Yip, who became involved with the project through the student organization Engineering World Health, felt that the event helped her team better understand future prospects for the project. 

“Overall, [it was] very much a good learning experiencing,” Yip told the Guardian. “In terms of the project it was good to get feedback. There were a lot of questions that made us think about a commercial perspective.”

Eleanor Roosevelt College senior Gabriella Bastos, Revelle senior John Bogich and Muir College junior Ismael Ramirez submitted a Commitment to Action based on a project that has been in the works for the past few years.

Dubbed a “closed-loop ecosystem,” the team aims to create a sustainable, closed-loop and scalable controlled greenhouse that can guarantee food for any community regardless of resources or weather. This is through the use of renewable energy techniques like hydroponic growing and atmospheric water generators to produce food, thereby reducing food waste and addressing climate change.

Several aspects of the project have been pursued in Roger’s Garden, the community garden in Revelle and in various places across campus. These include solar panels installed in the gardens themselves, working with Price Center restaurants to gather their food waste for compost and continuing the growth of fresh vegetables and fruits in the community garden.

Bastos expressed her desire to implement the project beyond UCSD’s own campus and into less privileged communities, such as Tijuana and San Diego border communities.

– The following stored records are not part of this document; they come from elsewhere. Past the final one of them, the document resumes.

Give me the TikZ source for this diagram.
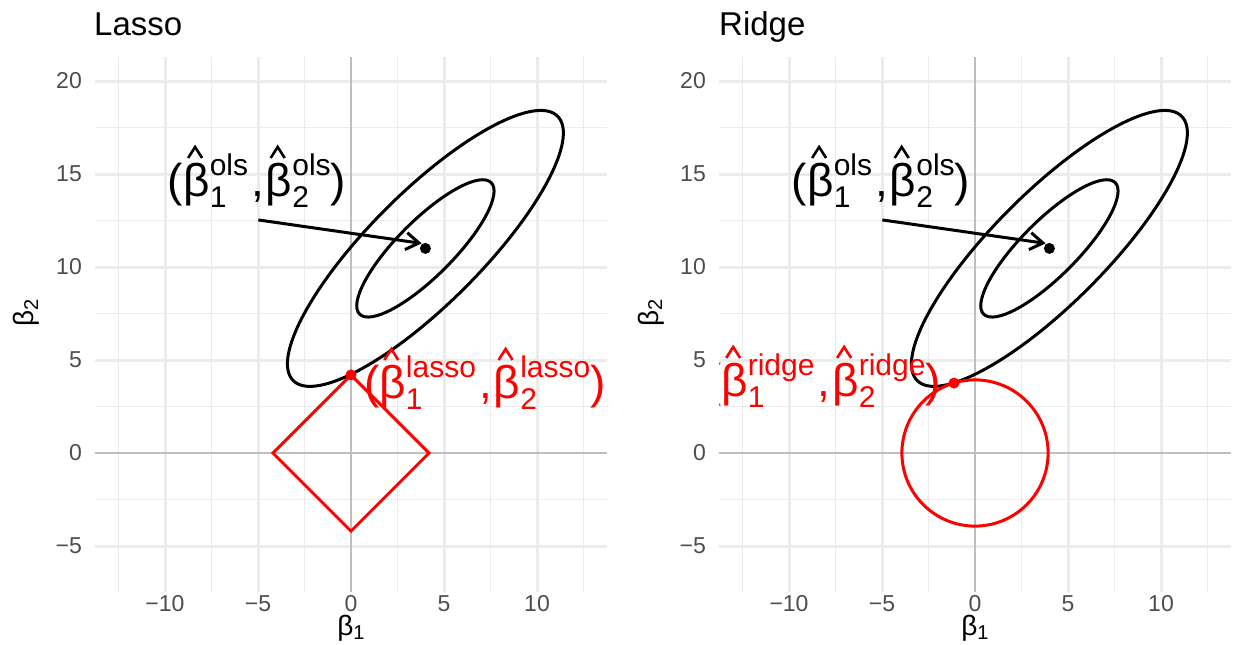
\documentclass[tikz,border=0pt]{standalone}
\usepackage{fontspec}
\setmainfont{Liberation Sans}
\usetikzlibrary{arrows.meta}
\definecolor{gridc}{HTML}{EBEBEB}
\definecolor{zeroc}{HTML}{BEBEBE}
\definecolor{tickc}{HTML}{4D4D4D}
\definecolor{myred}{HTML}{FF0000}
\newcommand\fsz[1]{\fontsize{#1}{#1}\selectfont}
\newcommand\hatc{\tikz[x=1pt,y=1pt,baseline=0pt]\draw[line width=2.6pt,line cap=butt,line join=miter] (0,0) -- (7,11) -- (14,0);}
\newcommand\bh[2]{\makebox[0pt][l]{\hspace{3.5pt}\raisebox{38pt}{\hatc}}β\makebox[0pt][l]{\raisebox{-0.24em}{\fsz{30}#1}}\raisebox{0.45em}{\fsz{30}#2}}
\newcommand\cm{\hspace{3pt},\hspace{2pt}}
\newcommand\panelgrid{%
  \foreach \v in {-12.5,-7.5,-2.5,2.5,7.5,12.5} \draw[minorgrid] (\v,-7.47) -- (\v,21.29);
  \foreach \v in {-2.5,2.5,7.5,12.5,17.5} \draw[minorgrid] (-13.76,\v) -- (13.76,\v);
  \foreach \v in {-10,-5,5,10} \draw[majorgrid] (\v,-7.47) -- (\v,21.29);
  \foreach \v in {-5,5,10,15,20} \draw[majorgrid] (-13.76,\v) -- (13.76,\v);
  \draw[zeroline] (0,-7.47) -- (0,21.29);
  \draw[zeroline] (-13.76,0) -- (13.76,0);
  \draw[blackline, rotate around={45:(4,11)}] (4,11) ellipse [x radius=10.05, y radius=3];
  \draw[blackline, rotate around={45:(4,11)}] (4,11) ellipse [x radius=5, y radius=1.5];
}
\tikzset{
  minorgrid/.style={draw=gridc, line width=1.6pt},
  majorgrid/.style={draw=gridc, line width=3pt},
  zeroline/.style={draw=zeroc, line width=2.8pt},
  blackline/.style={draw=black, line width=3pt},
  redline/.style={draw=myred, line width=3pt},
  dot/.style={circle, fill=black, inner sep=0pt, minimum size=11pt},
  reddot/.style={circle, fill=myred, inner sep=0pt, minimum size=11pt},
  arr/.style={draw=black, line width=3pt, -{Straight Barb[length=13pt,width=17pt]}},
  lab/.style={inner sep=0pt, font=\fsz{46}},
  ticklab/.style={inner sep=0pt, text=tickc, font=\fsz{23}},
  ttl/.style={inner sep=0pt, font=\fsz{33}},
  axt/.style={inner sep=0pt, font=\fsz{28}},
}
\begin{document}
\begin{tikzpicture}[x=1pt,y=-1pt]
\useasboundingbox (0,0) rectangle (1235,645);
\fill[white] (0,0) rectangle (1235,645);

% ---------- Left panel (Lasso)
\begin{scope}[shift={(351,453)}, x=18.6pt, y=18.6pt]
  \panelgrid
  \draw[redline] (4.2,0) -- (0,4.2) -- (-4.2,0) -- (0,-4.2) -- cycle;
  \node[dot] (olsL) at (4,11) {};
  \node[reddot] (lassoPt) at (0,4.2) {};
  \coordinate (arrStartL) at (-4.98,12.53);
  \coordinate (arrTipL) at (3.8,11.27);
  \draw[arr] (arrStartL) -- (arrTipL);
\end{scope}
\node[lab, anchor=base] (labOlsL) at (257,196) {(\bh{1}{ols}\cm\bh{2}{ols})};
\node[lab, anchor=base west, text=myred] (labLasso) at (364,398) {(\bh{1}{lasso}\cm\bh{2}{lasso})};

% ---------- Right panel (Ridge)
\begin{scope}[shift={(975,453)}, x=18.6pt, y=18.6pt]
  \panelgrid
  \draw[redline] (0,0) circle [radius=3.93];
  \node[dot] (olsR) at (4,11) {};
  \node[reddot] (ridgePt) at (-1.13,3.76) {};
  \coordinate (arrStartR) at (-4.98,12.53);
  \coordinate (arrTipR) at (3.8,11.27);
  \draw[arr] (arrStartR) -- (arrTipR);
\end{scope}
\node[lab, anchor=base] (labOlsR) at (881,196) {(\bh{1}{ols}\cm\bh{2}{ols})};
\begin{scope}
  \clip (719,57) rectangle (1230,592);
  \node[lab, anchor=base east, text=myred] (labRidge) at (941,396) {(\bh{1}{ridge}\cm\bh{2}{ridge})};
\end{scope}

% ---------- titles
\node[ttl, anchor=base west] (ttlL) at (94,35) {Lasso};
\node[ttl, anchor=base west] (ttlR) at (719,35) {Ridge};

% ---------- y tick labels
\foreach \val/\py in {20/81, 15/174, 10/267, 5/360, 0/453, −5/546} {
  \node[ticklab, anchor=east] at (82,\py) {\val};
  \node[ticklab, anchor=east] at (706,\py) {\val};
}
% ---------- x tick labels
\foreach \val/\px in {−10/165, −5/258, 0/351, 5/444, 10/537} {
  \node[ticklab, anchor=base] at (\px,611) {\val};
}
\foreach \val/\px in {−10/789, −5/882, 0/975, 5/1068, 10/1161} {
  \node[ticklab, anchor=base] at (\px,611) {\val};
}
% ---------- axis titles
\node[axt, anchor=base] (xtL) at (351,635) {β\raisebox{-0.15em}{\fsz{20}1}};
\node[axt, anchor=base] (xtR) at (975,635) {β\raisebox{-0.15em}{\fsz{20}1}};
\node[axt, anchor=base, rotate=90] (ytL) at (34,313) {β\raisebox{-0.15em}{\fsz{20}2}};
\node[axt, anchor=base, rotate=90] (ytR) at (658,313) {β\raisebox{-0.15em}{\fsz{20}2}};
\end{tikzpicture}
\end{document}
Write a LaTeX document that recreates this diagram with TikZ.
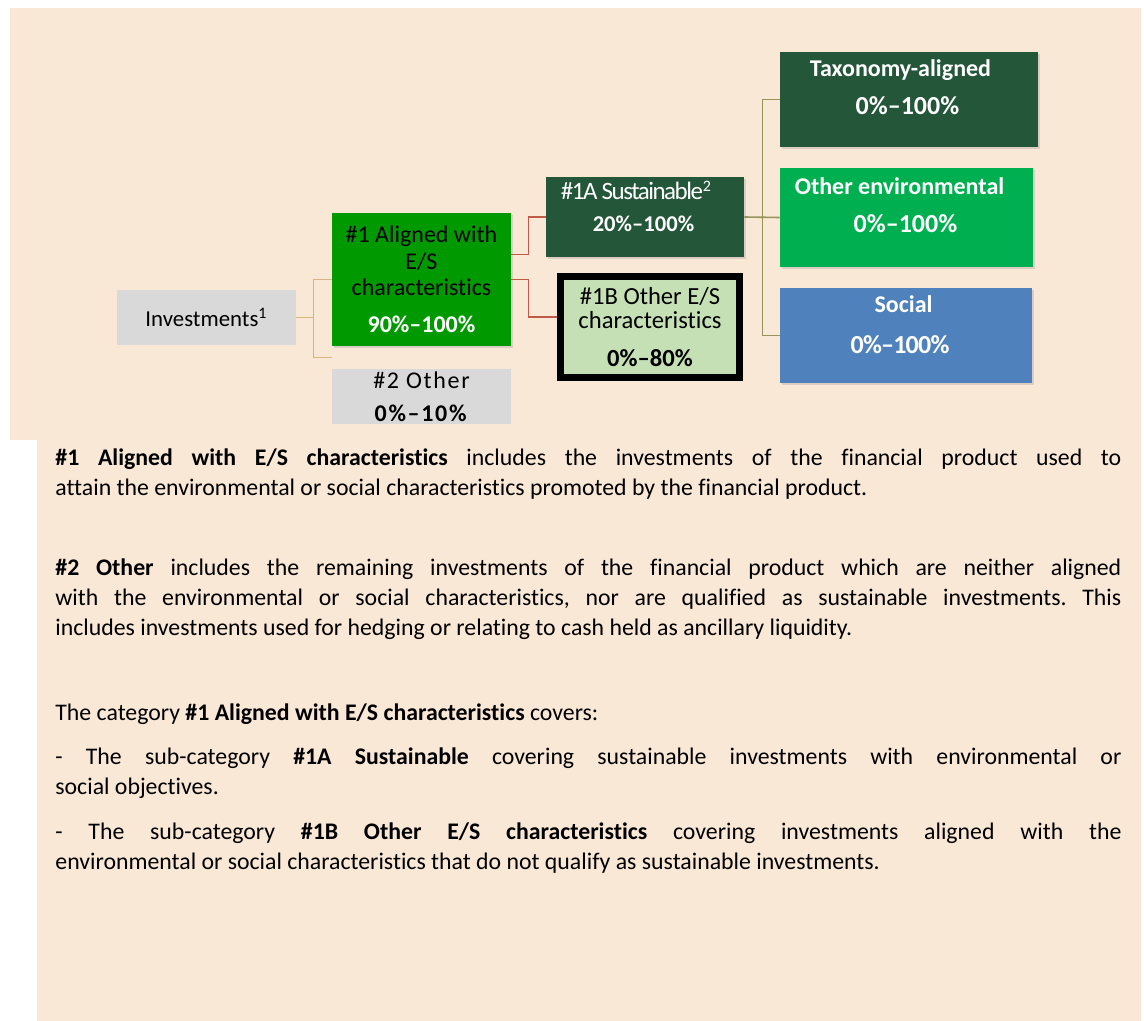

Bogich felt encouraged by the diversity of student perspectives at the conference.

“CGI definitely opened my eyes to some of the amazing work that is being done by inspiring young people all over the globe,” Bogich said. “It was a great place to cross-pollinate with minds from different educational and cultural backgrounds.”

For Bastos, the focus on peer-to-peer interactions made the experience more motivating.

“What CGI U did is it definitely made me more excited; I don’t want to be cliched, but it did inspire me,” Bastos told the Guardian. “You’re around students your age — that’s the big emphasis I like to put — it’s the age similarity. Because a lot of the time you can go to these conferences and watch Ted Talks but those are older adults. If you’re really passionate about something you can manage to balance your time … [and] you can find a way to make your passions a reality.”